The History of the Royal Arcade Exchange, Manchester

 The History of the Royal Arcade Exchange, Manchester

Diamond Heaven explore the history of their Manchester store’s surroundings.

In 2016, Diamond Heaven opened their third jewellery store in Manchester. Located in The Royal Arcade Exchange near St Anne's Square. Our Manchester jewellery store offers a plethora of services from repairing to resizing, polishing and so much more. The Royal Arcade Exchange, Manchester is the perfect place for Diamond Heaven - read on to find out about the rich history that this Grade II listed building has to offer.

18th Century

The Royal Arcade Exchange didn't always have sparkling diamond engagement rings, stunning diamond pendants or wedding bands. In fact, the Royal Exchange had its roots in the cotton trade. During 18th Century England, the Liverpool Cotton Exchange traded in imported raw cotton. This trade was part the slave trade,  African slaves were transported to America where the cotton was grown and then exported to Liverpool, where the raw cotton was sold. The raw cotton was processed in Manchester and the surrounding the cotton towns and Manchester Royal Exchange traded in spun yarn and other goods. The first exchange opened in 1729 and closed at the end of the 18th century.

Architect Thomas Harrison designed the new exchange of 1809 at the junction of Market Street and Exchange Street.

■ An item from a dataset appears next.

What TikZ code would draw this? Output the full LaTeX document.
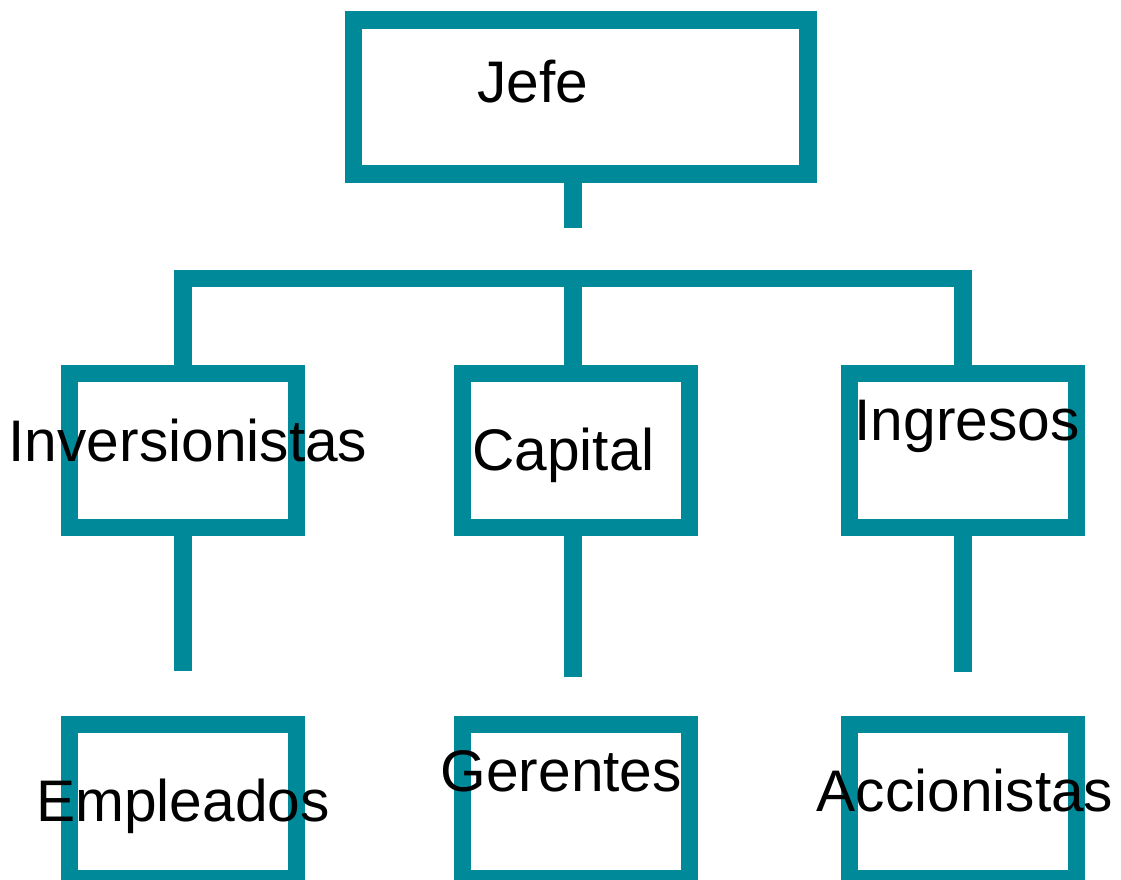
\documentclass[tikz,border=0pt]{standalone}
\usepackage{fontspec}
\setmainfont{Liberation Sans}
\definecolor{teal1}{RGB}{0,138,153}
\begin{document}
\begin{tikzpicture}[x=0.75pt,y=-0.75pt,
  box/.style={draw=teal1,line width=13.1pt,rectangle,inner sep=0pt,
    minimum width=170.25pt,minimum height=115.5pt},
  conn/.style={draw=teal1,line width=13.1pt,line cap=butt,line join=miter},
  lbl/.style={anchor=base,inner sep=0pt,font=\fontsize{44}{53}\selectfont}]
\useasboundingbox (0,0) rectangle (1121,879);
% boxes
\node[box,minimum width=341pt] (jefe) at (580.7,97.2) {};
\node[box] (inv) at (182.9,450.3) {};
\node[box] (cap) at (576,450.3) {};
\node[box] (ing) at (962.9,450.3) {};
\node[box] (emp) at (182.9,801.5) {};
\node[box] (ger) at (576,801.5) {};
\node[box] (acc) at (962.9,801.5) {};
% connector points
\coordinate (mid) at (573,278.7);
\coordinate (jefeend) at (573,227.7);
\coordinate (invend) at (182.9,671.3);
\coordinate (capend) at (573,677.3);
\coordinate (ingend) at (962.9,671.7);
% connectors
\draw[conn] (mid |- jefe.south) -- (jefeend);
\draw[conn] (inv.north) |- (mid) -| (ing.north);
\draw[conn] (mid) -- (mid |- cap.north);
\draw[conn] (inv.south) -- (invend);
\draw[conn] (capend |- cap.south) -- (capend);
\draw[conn] (ing.south) -- (ingend);
% labels
\node[lbl] (tjefe) at (533,102) {Jefe};
\node[lbl] (tinv) at (188,461) {Inversionistas};
\node[lbl] (tcap) at (563.5,470) {Capital};
\node[lbl] (ting) at (967,440) {Ingresos};
\node[lbl] (temp) at (183,821.7) {Empleados};
\node[lbl] (tger) at (561.3,791.7) {Gerentes};
\node[lbl] (tacc) at (965,811.7) {Accionistas};
\end{tikzpicture}
\end{document}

The new classic style exchange had two storeys above a basement and was constructed in Runcorn stone. The members' library had more than 15,000 books. Manchester's cotton dealers and manufacturers trading from the Royal Exchange earned the city the name, Cottonopolis.

World War II

During the Second World War (1939 - 1945) the Exchange took a direct hit from a bomb during a German air raid in the Manchester Blitz. The top of the clock tower had been destroyed and was replaced with a simpler form. A smaller trading area was also rebuilt. After trading had stopped in 1968, the building was threatened with demolition.


Up until 1973 the building was empty. It then became the home of a theatre company. Three years later, the Royal Exchange Theatre was founded in 1976 by Michael Elliott, Caspar Wrede, Richard Negri, James Maxwell and Braham Murray.

IRA Bombings

The Royal Exchange was once again damaged when an IRA bomb exploded on Corporation Street less than 50 yards away. The explosion happened on 15 June 1996, and caused the dome to move. However, the main structure was undamaged. Repairs cost £32 million and took over two years. It was paid  for by the National Lottery.

Theatre of the Year Award

Three years after the IRA bombings,  the Royal Exchange was awarded 'Theatre of the Year' in the Barclays Theatre Awards, in recognition of its refurbishment and ambitious re-opening season.

It was then awarded Regional Theatre of the Year by The Stage in 2016. In announcing the award. Two years later, the Royal Exchange Young Company won the "School of the Year" award at The Stage Awards 2018.